Aurions-nous eu du politiquement correct s'il y avait eu de l'humour à gauche ? Certainement pas, car c'est un phénomène totalement ridicule, comme toute dictature de la pensée. De la même manière exactement - ce n'est pas forcément le leader incompétent qui sera destitué, mais celui qui deviendra ridicule aux yeux de son peuple. C'est pourquoi les dictateurs ont tellement peur de l'humour, car rien ne menace plus leur règne éternel qu'un satiriste effronté et efficace. Le fait même qu'un dirigeant ridicule à des niveaux inimaginables règne ici depuis une demi-génération, que même son nom "Bibi" est une parodie - c'est uniquement à cause de la chute du genre humoristique dans les médias israéliens.

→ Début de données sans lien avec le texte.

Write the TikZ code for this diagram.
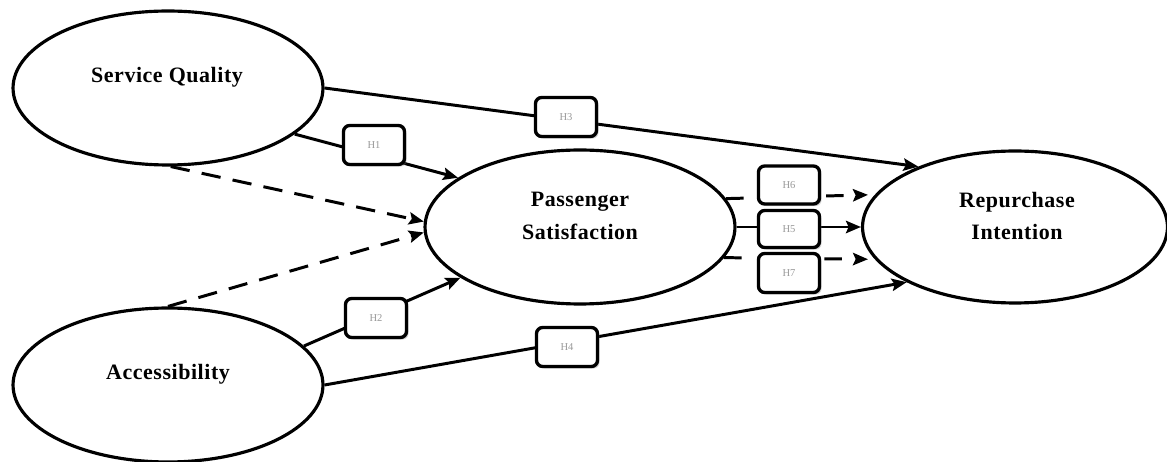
\documentclass[tikz,border=0pt]{standalone}
\usepackage{fontspec}
\setmainfont{Liberation Serif}
\usetikzlibrary{shapes.geometric,arrows.meta,shadows}
\begin{document}
\begin{tikzpicture}[x=0.02cm,y=-0.02cm,
  construct/.style={ellipse,draw,line width=1.8pt,minimum width=6.2cm,minimum height=3.08cm,inner sep=0pt,fill=white},
  ctext/.style={font=\fontsize{12.5}{18.7}\selectfont\bfseries\addfontfeature{LetterSpace=2.5},align=center,inner sep=0pt},
  hbox/.style={draw,line width=1.9pt,rounded corners=3.5pt,fill=white,minimum width=1.22cm,minimum height=0.78cm,inner sep=0pt,
    font=\fontsize{6}{7}\selectfont,text=black!40,drop shadow={shadow xshift=1.2pt,shadow yshift=-1.2pt,opacity=0.35}},
  conn/.style={line width=1.7pt,-{Stealth[length=8.5pt,width=7pt,inset=1.5pt]}},
  dconn/.style={conn,dash pattern=on 11pt off 7pt},
  sconn/.style={conn,dash pattern=on 10pt off 9pt}]
\useasboundingbox (0,0) rectangle (1167,462);
% constructs
\node[construct] (sq) at (168,88) {};
\node[construct] (ps) at (580,227) {};
\node[construct,minimum width=6.1cm,minimum height=3.04cm] (ri) at (1015,227) {};
\node[construct] (ac) at (168,385) {};
\node[ctext] (sqt) at (167,77) {Service Quality};
\node[ctext] (pst) at (580,216) {Passenger\\Satisfaction};
\node[ctext] (rit) at (1017,216) {Repurchase\\Intention};
\node[ctext] (act) at (168,374) {Accessibility};
% connectors
\draw[conn] (sq.east) -- (ri.148.7);
\draw[conn] (sq.-20.6) -- (ps.158.3);
\draw[dconn] (sq.-88) -- (ps.178.5);
\draw[dconn] (ac.north) -- (ps.182);
\draw[conn] (ac.16.6) -- (ps.203);
\draw[conn] (ac.east) -- (ri.207.4);
\draw[conn] (ps.east) -- (ri.west);
\draw[sconn,shorten >=0.14cm] (ps.11.9) -- (ri.167.9);
\draw[sconn,shorten >=0.14cm] (ps.-12.3) -- (ri.-167.5);
% hypothesis boxes
\node[hbox] (h1) at (374,145) {H1};
\node[hbox] (h3) at (566,117) {H3};
\node[hbox] (h2) at (376,318) {H2};
\node[hbox] (h4) at (567,347) {H4};
\node[hbox,minimum height=0.76cm] (h6) at (789,185) {H6};
\node[hbox,minimum height=0.74cm] (h5) at (789,229) {H5};
\node[hbox,minimum height=0.78cm] (h7) at (789,273) {H7};
\end{tikzpicture}
\end{document}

Le testament de Jabotinsky au sionisme tel qu'il a été transmis à travers le personnage biblique de Samson (dans son roman central du même nom) dans sa dernière requête au peuple était : "Transmets-leur en mon nom, non pas deux mais trois choses : rassembler du fer, mettre sur eux un roi et apprendre à rire". Samson demande au peuple qui lutte contre les Philistins non seulement de créer une technologie militaire supérieure et de s'assurer un pouvoir politique fort, mais souligne un composant essentiel supplémentaire et surprenant qui manque selon lui au renouveau du peuple. Il ne fait aucun doute que nous avons réalisé les deux premières parties du testament. Mais elles sont sorties assez mal sans le troisième composant.